Your objective
Copy out each line featuring the string "that" from the entries beneath.

Recorded data

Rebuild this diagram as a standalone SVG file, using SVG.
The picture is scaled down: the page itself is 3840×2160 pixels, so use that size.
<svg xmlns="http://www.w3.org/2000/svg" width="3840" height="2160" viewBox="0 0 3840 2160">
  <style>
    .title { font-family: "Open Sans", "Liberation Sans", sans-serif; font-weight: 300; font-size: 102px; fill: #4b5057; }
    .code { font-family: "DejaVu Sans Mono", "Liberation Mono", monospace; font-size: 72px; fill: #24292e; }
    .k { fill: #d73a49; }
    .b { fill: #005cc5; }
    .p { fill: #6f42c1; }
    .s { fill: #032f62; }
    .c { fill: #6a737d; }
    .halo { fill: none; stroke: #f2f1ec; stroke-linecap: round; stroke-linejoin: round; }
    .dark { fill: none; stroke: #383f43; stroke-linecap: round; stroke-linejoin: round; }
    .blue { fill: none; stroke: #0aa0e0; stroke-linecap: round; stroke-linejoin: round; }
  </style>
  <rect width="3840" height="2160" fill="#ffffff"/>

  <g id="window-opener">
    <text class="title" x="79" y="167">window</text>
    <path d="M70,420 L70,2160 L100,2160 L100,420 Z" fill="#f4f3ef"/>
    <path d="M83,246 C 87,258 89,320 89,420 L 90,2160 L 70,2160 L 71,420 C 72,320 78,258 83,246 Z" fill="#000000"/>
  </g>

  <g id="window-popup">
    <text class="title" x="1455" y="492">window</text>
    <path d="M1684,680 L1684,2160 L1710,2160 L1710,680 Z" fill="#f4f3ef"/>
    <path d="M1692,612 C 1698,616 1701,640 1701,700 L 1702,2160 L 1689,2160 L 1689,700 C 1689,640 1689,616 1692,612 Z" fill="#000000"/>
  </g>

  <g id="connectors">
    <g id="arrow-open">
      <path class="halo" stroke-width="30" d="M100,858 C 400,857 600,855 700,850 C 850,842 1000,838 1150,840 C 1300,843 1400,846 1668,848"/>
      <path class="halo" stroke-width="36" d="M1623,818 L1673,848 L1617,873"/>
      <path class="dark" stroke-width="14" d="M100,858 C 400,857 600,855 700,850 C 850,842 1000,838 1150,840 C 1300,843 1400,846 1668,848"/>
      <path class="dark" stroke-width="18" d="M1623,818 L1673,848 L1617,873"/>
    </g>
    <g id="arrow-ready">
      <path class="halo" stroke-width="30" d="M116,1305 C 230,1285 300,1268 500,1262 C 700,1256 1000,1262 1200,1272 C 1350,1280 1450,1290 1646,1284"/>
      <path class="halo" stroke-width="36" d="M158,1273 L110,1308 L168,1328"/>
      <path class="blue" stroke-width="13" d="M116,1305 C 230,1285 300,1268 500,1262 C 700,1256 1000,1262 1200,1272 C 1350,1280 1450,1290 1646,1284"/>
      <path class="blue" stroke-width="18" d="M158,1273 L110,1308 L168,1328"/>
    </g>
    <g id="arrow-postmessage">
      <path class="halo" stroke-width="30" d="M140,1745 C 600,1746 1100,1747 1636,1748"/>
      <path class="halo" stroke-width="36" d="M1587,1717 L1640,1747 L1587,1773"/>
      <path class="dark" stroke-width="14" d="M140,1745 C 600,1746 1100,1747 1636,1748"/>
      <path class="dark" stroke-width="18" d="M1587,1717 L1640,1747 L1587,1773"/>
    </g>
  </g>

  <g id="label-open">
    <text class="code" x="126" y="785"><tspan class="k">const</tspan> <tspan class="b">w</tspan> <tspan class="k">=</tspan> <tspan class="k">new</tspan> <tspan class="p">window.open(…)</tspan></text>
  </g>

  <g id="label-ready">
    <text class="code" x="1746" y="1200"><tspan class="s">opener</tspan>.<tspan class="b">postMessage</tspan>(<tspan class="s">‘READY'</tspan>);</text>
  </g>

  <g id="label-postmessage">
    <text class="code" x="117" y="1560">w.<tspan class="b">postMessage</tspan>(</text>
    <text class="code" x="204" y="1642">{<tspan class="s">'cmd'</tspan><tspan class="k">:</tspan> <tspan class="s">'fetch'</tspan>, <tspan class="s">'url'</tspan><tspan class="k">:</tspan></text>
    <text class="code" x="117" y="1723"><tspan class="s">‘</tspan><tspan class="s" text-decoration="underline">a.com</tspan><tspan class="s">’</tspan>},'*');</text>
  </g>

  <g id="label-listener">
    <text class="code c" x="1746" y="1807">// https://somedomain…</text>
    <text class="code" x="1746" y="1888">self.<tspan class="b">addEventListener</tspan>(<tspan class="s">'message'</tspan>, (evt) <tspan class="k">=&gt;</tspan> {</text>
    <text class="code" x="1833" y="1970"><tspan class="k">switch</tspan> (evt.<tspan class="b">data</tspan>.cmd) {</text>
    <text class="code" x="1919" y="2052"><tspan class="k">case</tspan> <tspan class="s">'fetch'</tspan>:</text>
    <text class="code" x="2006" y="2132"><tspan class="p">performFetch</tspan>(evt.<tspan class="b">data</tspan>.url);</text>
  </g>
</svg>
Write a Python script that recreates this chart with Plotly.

Solution to this task
The picture is scaled down: the page itself is 3840×2160 pixels, so use that size.
Write a Python script that recreates this chart with Plotly.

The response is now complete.